[Charts and diagrams as code]
########

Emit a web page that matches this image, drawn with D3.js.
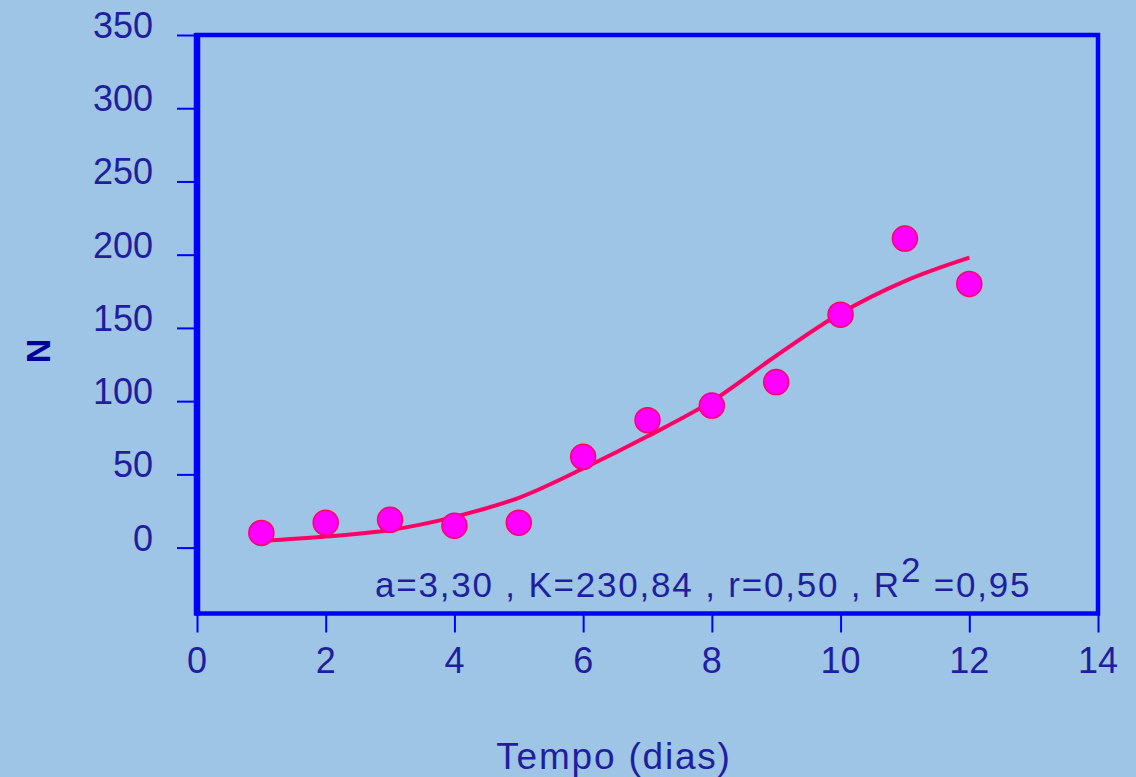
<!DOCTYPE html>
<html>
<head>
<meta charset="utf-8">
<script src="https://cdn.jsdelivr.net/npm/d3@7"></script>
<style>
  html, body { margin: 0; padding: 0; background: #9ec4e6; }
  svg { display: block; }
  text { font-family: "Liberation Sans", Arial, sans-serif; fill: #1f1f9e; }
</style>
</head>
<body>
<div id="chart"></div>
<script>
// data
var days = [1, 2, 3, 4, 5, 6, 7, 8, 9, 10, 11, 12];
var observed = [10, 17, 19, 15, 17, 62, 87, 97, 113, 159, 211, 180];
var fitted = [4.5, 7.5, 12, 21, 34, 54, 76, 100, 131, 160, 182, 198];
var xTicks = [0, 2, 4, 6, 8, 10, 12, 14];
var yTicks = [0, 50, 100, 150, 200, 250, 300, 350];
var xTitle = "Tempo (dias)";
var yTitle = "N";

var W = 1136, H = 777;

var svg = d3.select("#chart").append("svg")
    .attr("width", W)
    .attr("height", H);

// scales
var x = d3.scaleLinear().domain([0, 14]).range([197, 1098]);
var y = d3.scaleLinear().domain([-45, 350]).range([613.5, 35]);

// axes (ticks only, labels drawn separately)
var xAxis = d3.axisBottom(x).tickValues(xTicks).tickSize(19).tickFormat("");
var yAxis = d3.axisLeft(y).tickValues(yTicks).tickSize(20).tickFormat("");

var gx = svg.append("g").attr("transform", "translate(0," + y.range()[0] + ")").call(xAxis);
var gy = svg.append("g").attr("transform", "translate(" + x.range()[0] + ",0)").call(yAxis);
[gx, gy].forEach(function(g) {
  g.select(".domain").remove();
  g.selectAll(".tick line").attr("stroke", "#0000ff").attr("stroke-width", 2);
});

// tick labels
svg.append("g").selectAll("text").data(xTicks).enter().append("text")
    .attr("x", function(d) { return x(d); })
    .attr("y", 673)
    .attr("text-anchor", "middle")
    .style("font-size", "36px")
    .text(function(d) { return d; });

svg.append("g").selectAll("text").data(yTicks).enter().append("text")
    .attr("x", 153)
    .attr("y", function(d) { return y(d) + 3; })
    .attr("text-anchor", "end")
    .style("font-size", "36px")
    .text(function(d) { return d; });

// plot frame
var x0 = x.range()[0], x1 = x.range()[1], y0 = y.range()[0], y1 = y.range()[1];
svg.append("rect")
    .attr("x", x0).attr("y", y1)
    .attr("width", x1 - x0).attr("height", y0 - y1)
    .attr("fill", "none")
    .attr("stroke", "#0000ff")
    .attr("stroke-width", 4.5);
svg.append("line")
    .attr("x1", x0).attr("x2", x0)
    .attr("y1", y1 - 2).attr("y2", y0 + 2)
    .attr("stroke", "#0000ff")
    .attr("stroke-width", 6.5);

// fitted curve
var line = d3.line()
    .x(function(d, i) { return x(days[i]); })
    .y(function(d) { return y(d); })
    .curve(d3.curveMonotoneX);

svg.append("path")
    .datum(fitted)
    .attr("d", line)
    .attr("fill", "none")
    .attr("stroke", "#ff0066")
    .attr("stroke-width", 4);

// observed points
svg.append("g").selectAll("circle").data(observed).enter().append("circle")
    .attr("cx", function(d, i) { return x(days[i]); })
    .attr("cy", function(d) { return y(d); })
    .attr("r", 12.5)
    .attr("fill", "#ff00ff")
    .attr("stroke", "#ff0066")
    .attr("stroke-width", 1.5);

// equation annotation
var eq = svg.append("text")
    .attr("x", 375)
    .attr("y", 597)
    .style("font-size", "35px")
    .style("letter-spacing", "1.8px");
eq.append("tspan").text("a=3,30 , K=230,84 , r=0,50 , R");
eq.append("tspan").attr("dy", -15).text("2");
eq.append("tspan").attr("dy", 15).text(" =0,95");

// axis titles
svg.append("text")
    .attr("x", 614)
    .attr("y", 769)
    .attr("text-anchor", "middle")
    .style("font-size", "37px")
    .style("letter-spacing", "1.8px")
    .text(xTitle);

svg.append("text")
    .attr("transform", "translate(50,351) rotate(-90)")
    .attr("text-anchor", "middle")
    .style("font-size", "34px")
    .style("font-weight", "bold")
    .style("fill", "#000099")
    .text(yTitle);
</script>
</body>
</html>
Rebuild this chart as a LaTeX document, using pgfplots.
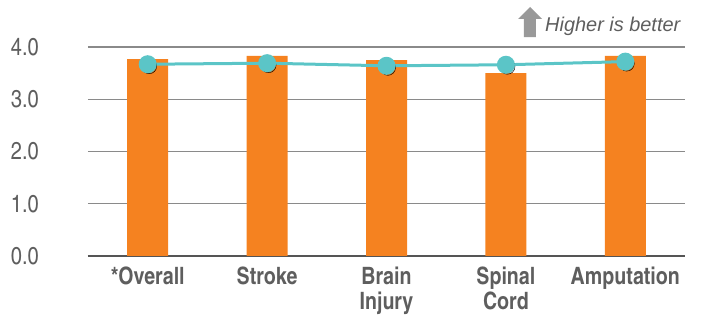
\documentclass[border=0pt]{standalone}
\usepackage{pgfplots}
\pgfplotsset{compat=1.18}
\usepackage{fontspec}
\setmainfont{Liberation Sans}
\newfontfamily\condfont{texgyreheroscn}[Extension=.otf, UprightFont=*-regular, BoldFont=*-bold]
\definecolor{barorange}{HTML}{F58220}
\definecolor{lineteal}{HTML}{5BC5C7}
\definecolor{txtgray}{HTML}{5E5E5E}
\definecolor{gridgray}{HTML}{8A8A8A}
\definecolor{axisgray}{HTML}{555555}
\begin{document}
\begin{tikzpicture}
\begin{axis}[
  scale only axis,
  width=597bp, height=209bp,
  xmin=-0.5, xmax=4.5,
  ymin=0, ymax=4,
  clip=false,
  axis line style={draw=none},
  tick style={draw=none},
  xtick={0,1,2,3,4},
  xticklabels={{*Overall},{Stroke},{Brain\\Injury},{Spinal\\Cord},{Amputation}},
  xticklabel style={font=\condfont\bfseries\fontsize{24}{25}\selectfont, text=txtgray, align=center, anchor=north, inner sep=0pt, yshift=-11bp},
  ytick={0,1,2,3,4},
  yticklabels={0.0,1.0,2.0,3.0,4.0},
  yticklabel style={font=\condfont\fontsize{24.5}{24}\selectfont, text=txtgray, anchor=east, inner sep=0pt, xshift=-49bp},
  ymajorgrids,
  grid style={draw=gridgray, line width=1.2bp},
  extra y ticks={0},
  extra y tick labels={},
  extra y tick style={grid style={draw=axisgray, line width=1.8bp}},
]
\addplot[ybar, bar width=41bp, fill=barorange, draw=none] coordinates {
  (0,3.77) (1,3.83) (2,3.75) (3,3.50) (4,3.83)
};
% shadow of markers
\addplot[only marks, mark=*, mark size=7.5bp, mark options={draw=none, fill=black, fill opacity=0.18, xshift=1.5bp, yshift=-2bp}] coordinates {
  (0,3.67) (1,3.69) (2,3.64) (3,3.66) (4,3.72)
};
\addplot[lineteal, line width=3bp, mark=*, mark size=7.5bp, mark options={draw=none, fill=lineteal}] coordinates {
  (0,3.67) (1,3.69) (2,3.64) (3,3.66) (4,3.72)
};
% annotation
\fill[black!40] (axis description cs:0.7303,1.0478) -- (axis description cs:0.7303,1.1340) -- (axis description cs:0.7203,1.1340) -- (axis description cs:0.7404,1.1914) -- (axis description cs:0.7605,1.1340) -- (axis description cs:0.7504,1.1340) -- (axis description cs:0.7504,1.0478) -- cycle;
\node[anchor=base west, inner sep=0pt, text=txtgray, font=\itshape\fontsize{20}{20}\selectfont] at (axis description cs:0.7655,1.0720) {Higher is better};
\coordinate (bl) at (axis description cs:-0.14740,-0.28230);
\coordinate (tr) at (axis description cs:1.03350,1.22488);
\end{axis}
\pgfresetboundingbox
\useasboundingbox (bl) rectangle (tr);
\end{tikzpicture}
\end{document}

########

▶ _Exercise details_: Images must not appear in the copy; reproduce everything else in the records verbatim.

▶ _Written answer_:
Emit a web page that matches this image, drawn with D3.js.
<!DOCTYPE html>
<html>
<head>
<meta charset="utf-8">
<script src="https://cdn.jsdelivr.net/npm/d3@7"></script>
<style>
  html, body { margin: 0; padding: 0; background: #9ec4e6; }
  svg { display: block; }
  text { font-family: "Liberation Sans", Arial, sans-serif; fill: #1f1f9e; }
</style>
</head>
<body>
<div id="chart"></div>
<script>
// data
var days = [1, 2, 3, 4, 5, 6, 7, 8, 9, 10, 11, 12];
var observed = [10, 17, 19, 15, 17, 62, 87, 97, 113, 159, 211, 180];
var fitted = [4.5, 7.5, 12, 21, 34, 54, 76, 100, 131, 160, 182, 198];
var xTicks = [0, 2, 4, 6, 8, 10, 12, 14];
var yTicks = [0, 50, 100, 150, 200, 250, 300, 350];
var xTitle = "Tempo (dias)";
var yTitle = "N";

var W = 1136, H = 777;

var svg = d3.select("#chart").append("svg")
    .attr("width", W)
    .attr("height", H);

// scales
var x = d3.scaleLinear().domain([0, 14]).range([197, 1098]);
var y = d3.scaleLinear().domain([-45, 350]).range([613.5, 35]);

// axes (ticks only, labels drawn separately)
var xAxis = d3.axisBottom(x).tickValues(xTicks).tickSize(19).tickFormat("");
var yAxis = d3.axisLeft(y).tickValues(yTicks).tickSize(20).tickFormat("");

var gx = svg.append("g").attr("transform", "translate(0," + y.range()[0] + ")").call(xAxis);
var gy = svg.append("g").attr("transform", "translate(" + x.range()[0] + ",0)").call(yAxis);
[gx, gy].forEach(function(g) {
  g.select(".domain").remove();
  g.selectAll(".tick line").attr("stroke", "#0000ff").attr("stroke-width", 2);
});

// tick labels
svg.append("g").selectAll("text").data(xTicks).enter().append("text")
    .attr("x", function(d) { return x(d); })
    .attr("y", 673)
    .attr("text-anchor", "middle")
    .style("font-size", "36px")
    .text(function(d) { return d; });

svg.append("g").selectAll("text").data(yTicks).enter().append("text")
    .attr("x", 153)
    .attr("y", function(d) { return y(d) + 3; })
    .attr("text-anchor", "end")
    .style("font-size", "36px")
    .text(function(d) { return d; });

// plot frame
var x0 = x.range()[0], x1 = x.range()[1], y0 = y.range()[0], y1 = y.range()[1];
svg.append("rect")
    .attr("x", x0).attr("y", y1)
    .attr("width", x1 - x0).attr("height", y0 - y1)
    .attr("fill", "none")
    .attr("stroke", "#0000ff")
    .attr("stroke-width", 4.5);
svg.append("line")
    .attr("x1", x0).attr("x2", x0)
    .attr("y1", y1 - 2).attr("y2", y0 + 2)
    .attr("stroke", "#0000ff")
    .attr("stroke-width", 6.5);

// fitted curve
var line = d3.line()
    .x(function(d, i) { return x(days[i]); })
    .y(function(d) { return y(d); })
    .curve(d3.curveMonotoneX);

svg.append("path")
    .datum(fitted)
    .attr("d", line)
    .attr("fill", "none")
    .attr("stroke", "#ff0066")
    .attr("stroke-width", 4);

// observed points
svg.append("g").selectAll("circle").data(observed).enter().append("circle")
    .attr("cx", function(d, i) { return x(days[i]); })
    .attr("cy", function(d) { return y(d); })
    .attr("r", 12.5)
    .attr("fill", "#ff00ff")
    .attr("stroke", "#ff0066")
    .attr("stroke-width", 1.5);

// equation annotation
var eq = svg.append("text")
    .attr("x", 375)
    .attr("y", 597)
    .style("font-size", "35px")
    .style("letter-spacing", "1.8px");
eq.append("tspan").text("a=3,30 , K=230,84 , r=0,50 , R");
eq.append("tspan").attr("dy", -15).text("2");
eq.append("tspan").attr("dy", 15).text(" =0,95");

// axis titles
svg.append("text")
    .attr("x", 614)
    .attr("y", 769)
    .attr("text-anchor", "middle")
    .style("font-size", "37px")
    .style("letter-spacing", "1.8px")
    .text(xTitle);

svg.append("text")
    .attr("transform", "translate(50,351) rotate(-90)")
    .attr("text-anchor", "middle")
    .style("font-size", "34px")
    .style("font-weight", "bold")
    .style("fill", "#000099")
    .text(yTitle);
</script>
</body>
</html>
Rebuild this chart as a LaTeX document, using pgfplots.
\documentclass[border=0pt]{standalone}
\usepackage{pgfplots}
\pgfplotsset{compat=1.18}
\usepackage{fontspec}
\setmainfont{Liberation Sans}
\newfontfamily\condfont{texgyreheroscn}[Extension=.otf, UprightFont=*-regular, BoldFont=*-bold]
\definecolor{barorange}{HTML}{F58220}
\definecolor{lineteal}{HTML}{5BC5C7}
\definecolor{txtgray}{HTML}{5E5E5E}
\definecolor{gridgray}{HTML}{8A8A8A}
\definecolor{axisgray}{HTML}{555555}
\begin{document}
\begin{tikzpicture}
\begin{axis}[
  scale only axis,
  width=597bp, height=209bp,
  xmin=-0.5, xmax=4.5,
  ymin=0, ymax=4,
  clip=false,
  axis line style={draw=none},
  tick style={draw=none},
  xtick={0,1,2,3,4},
  xticklabels={{*Overall},{Stroke},{Brain\\Injury},{Spinal\\Cord},{Amputation}},
  xticklabel style={font=\condfont\bfseries\fontsize{24}{25}\selectfont, text=txtgray, align=center, anchor=north, inner sep=0pt, yshift=-11bp},
  ytick={0,1,2,3,4},
  yticklabels={0.0,1.0,2.0,3.0,4.0},
  yticklabel style={font=\condfont\fontsize{24.5}{24}\selectfont, text=txtgray, anchor=east, inner sep=0pt, xshift=-49bp},
  ymajorgrids,
  grid style={draw=gridgray, line width=1.2bp},
  extra y ticks={0},
  extra y tick labels={},
  extra y tick style={grid style={draw=axisgray, line width=1.8bp}},
]
\addplot[ybar, bar width=41bp, fill=barorange, draw=none] coordinates {
  (0,3.77) (1,3.83) (2,3.75) (3,3.50) (4,3.83)
};
% shadow of markers
\addplot[only marks, mark=*, mark size=7.5bp, mark options={draw=none, fill=black, fill opacity=0.18, xshift=1.5bp, yshift=-2bp}] coordinates {
  (0,3.67) (1,3.69) (2,3.64) (3,3.66) (4,3.72)
};
\addplot[lineteal, line width=3bp, mark=*, mark size=7.5bp, mark options={draw=none, fill=lineteal}] coordinates {
  (0,3.67) (1,3.69) (2,3.64) (3,3.66) (4,3.72)
};
% annotation
\fill[black!40] (axis description cs:0.7303,1.0478) -- (axis description cs:0.7303,1.1340) -- (axis description cs:0.7203,1.1340) -- (axis description cs:0.7404,1.1914) -- (axis description cs:0.7605,1.1340) -- (axis description cs:0.7504,1.1340) -- (axis description cs:0.7504,1.0478) -- cycle;
\node[anchor=base west, inner sep=0pt, text=txtgray, font=\itshape\fontsize{20}{20}\selectfont] at (axis description cs:0.7655,1.0720) {Higher is better};
\coordinate (bl) at (axis description cs:-0.14740,-0.28230);
\coordinate (tr) at (axis description cs:1.03350,1.22488);
\end{axis}
\pgfresetboundingbox
\useasboundingbox (bl) rectangle (tr);
\end{tikzpicture}
\end{document}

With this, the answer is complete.